Extract the lines from the start through the line that holds "const GRID_COLOR = '#a6a6a6';", both included, omitting all images.

..........

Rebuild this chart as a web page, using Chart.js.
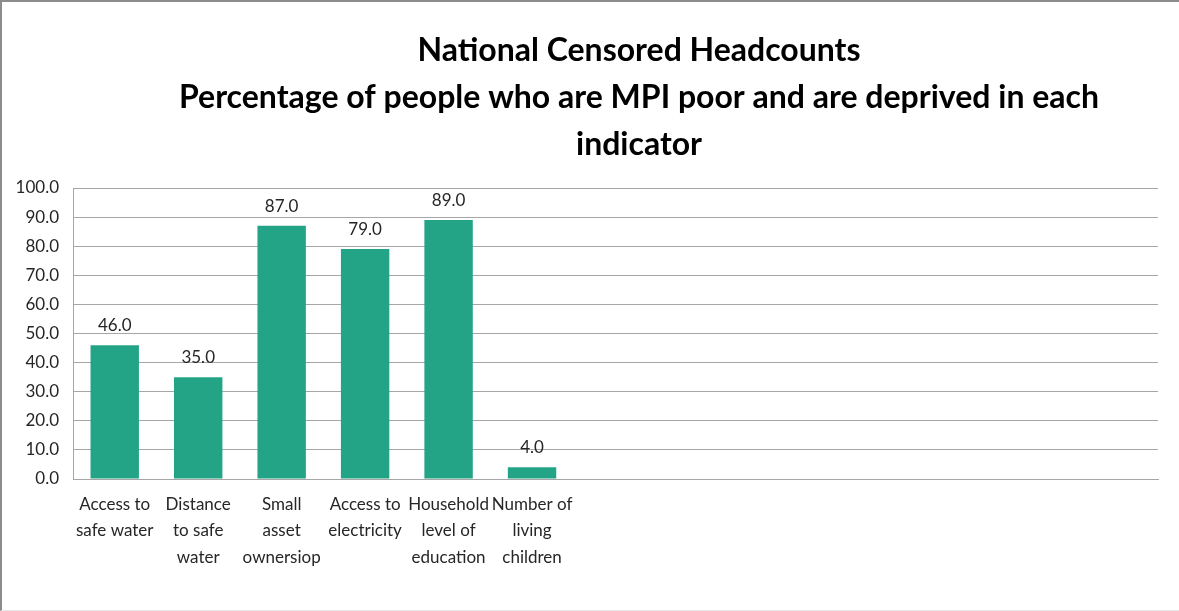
<!DOCTYPE html>
<html>
<head>
<meta charset="utf-8">
<script src="https://cdn.jsdelivr.net/npm/chart.js@4/dist/chart.umd.min.js"></script>
<style>
  html, body { margin: 0; padding: 0; background: #fff; }
  #wrap { position: relative; width: 1179px; height: 611px; box-sizing: border-box;
          border-left: 2px solid #8c8c8c; border-top: 2px solid #8c8c8c; border-bottom: 1px solid #e6e6e6; }
  canvas { display: block; }
</style>
</head>
<body>
<div id="wrap"><canvas id="c" width="1177" height="608"></canvas></div>
<script>
const titleLines = [
    'National Censored Headcounts',
    'Percentage of people who are MPI poor and are deprived in each',
    'indicator'
];

const categories = [
    ['Access to', 'safe water'],
    ['Distance', 'to safe', 'water'],
    ['Small', 'asset', 'ownersiop'],
    ['Access to', 'electricity'],
    ['Household', 'level of', 'education'],
    ['Number of', 'living', 'children'],
    '', '', '', '', '', '', ''
];

const headcounts = [46.0, 35.0, 87.0, 79.0, 89.0, 4.0, null, null, null, null, null, null, null];

const yTicks = { min: 0, max: 100, step: 10 };

const FONT = 'Lato, "Open Sans", sans-serif';
const BAR_COLOR = 'rgb(36, 164, 134)';
const GRID_COLOR = '#a6a6a6';

// title drawn by hand so it can sit where the original had it
const titlePlugin = {
    id: 'titlePlugin',
    afterDraw(chart) {
        const { ctx } = chart;
        ctx.save();
        ctx.font = 'bold 32px ' + FONT;
        ctx.fillStyle = '#000';
        ctx.textAlign = 'center';
        ctx.textBaseline = 'middle';
        titleLines.forEach((line, i) => ctx.fillText(line, 637, 49 + i * 47));
        ctx.restore();
    }
};

const valueLabelsPlugin = {
    id: 'valueLabelsPlugin',
    afterDatasetsDraw(chart) {
        const { ctx } = chart;
        ctx.save();
        ctx.font = '17px ' + FONT;
        ctx.fillStyle = '#262626';
        ctx.textAlign = 'center';
        ctx.textBaseline = 'bottom';
        const meta = chart.getDatasetMeta(0);
        meta.data.forEach((bar, i) => {
            const v = headcounts[i];
            if (v === null) return;
            ctx.fillText(v.toFixed(1), bar.x, bar.y - 11);
        });
        ctx.restore();
    }
};

new Chart(document.getElementById('c'), {
    type: 'bar',
    data: {
        labels: categories,
        datasets: [{
            label: 'Censored headcount',
            data: headcounts,
            backgroundColor: BAR_COLOR,
            borderWidth: 0,
            categoryPercentage: 1,
            barPercentage: 0.58
        }]
    },
    options: {
        responsive: false,
        animation: false,
        layout: { padding: { top: 186, right: 21, left: 0, bottom: 0 } },
        plugins: {
            legend: { display: false },
            title: { display: false },
            tooltip: { enabled: false }
        },
        scales: {
            x: {
                grid: { display: false, drawTicks: false },
                border: { display: true, color: GRID_COLOR, width: 1 },
                ticks: {
                    autoSkip: false, maxRotation: 0, minRotation: 0,
                    padding: 13, color: '#262626',
                    font: { family: FONT, size: 17, lineHeight: 1.53 }
                },
                afterFit: axis => { axis.height = 131; }
            },
            y: {
                min: yTicks.min, max: yTicks.max,
                grid: { color: GRID_COLOR, drawTicks: false, lineWidth: 1 },
                border: { display: true, color: GRID_COLOR, width: 1 },
                ticks: {
                    stepSize: yTicks.step, padding: 14, color: '#262626',
                    font: { family: FONT, size: 17 },
                    callback: v => Number(v).toFixed(1)
                },
                afterFit: axis => { axis.width = 71; }
            }
        }
    },
    plugins: [titlePlugin, valueLabelsPlugin]
});
</script>
</body>
</html>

..........

• **EXERCISE OUTPUT**:
Rebuild this chart as a web page, using Chart.js.
<!DOCTYPE html>
<html>
<head>
<meta charset="utf-8">
<script src="https://cdn.jsdelivr.net/npm/chart.js@4/dist/chart.umd.min.js"></script>
<style>
  html, body { margin: 0; padding: 0; background: #fff; }
  #wrap { position: relative; width: 1179px; height: 611px; box-sizing: border-box;
          border-left: 2px solid #8c8c8c; border-top: 2px solid #8c8c8c; border-bottom: 1px solid #e6e6e6; }
  canvas { display: block; }
</style>
</head>
<body>
<div id="wrap"><canvas id="c" width="1177" height="608"></canvas></div>
<script>
const titleLines = [
    'National Censored Headcounts',
    'Percentage of people who are MPI poor and are deprived in each',
    'indicator'
];

const categories = [
    ['Access to', 'safe water'],
    ['Distance', 'to safe', 'water'],
    ['Small', 'asset', 'ownersiop'],
    ['Access to', 'electricity'],
    ['Household', 'level of', 'education'],
    ['Number of', 'living', 'children'],
    '', '', '', '', '', '', ''
];

const headcounts = [46.0, 35.0, 87.0, 79.0, 89.0, 4.0, null, null, null, null, null, null, null];

const yTicks = { min: 0, max: 100, step: 10 };

const FONT = 'Lato, "Open Sans", sans-serif';
const BAR_COLOR = 'rgb(36, 164, 134)';
const GRID_COLOR = '#a6a6a6';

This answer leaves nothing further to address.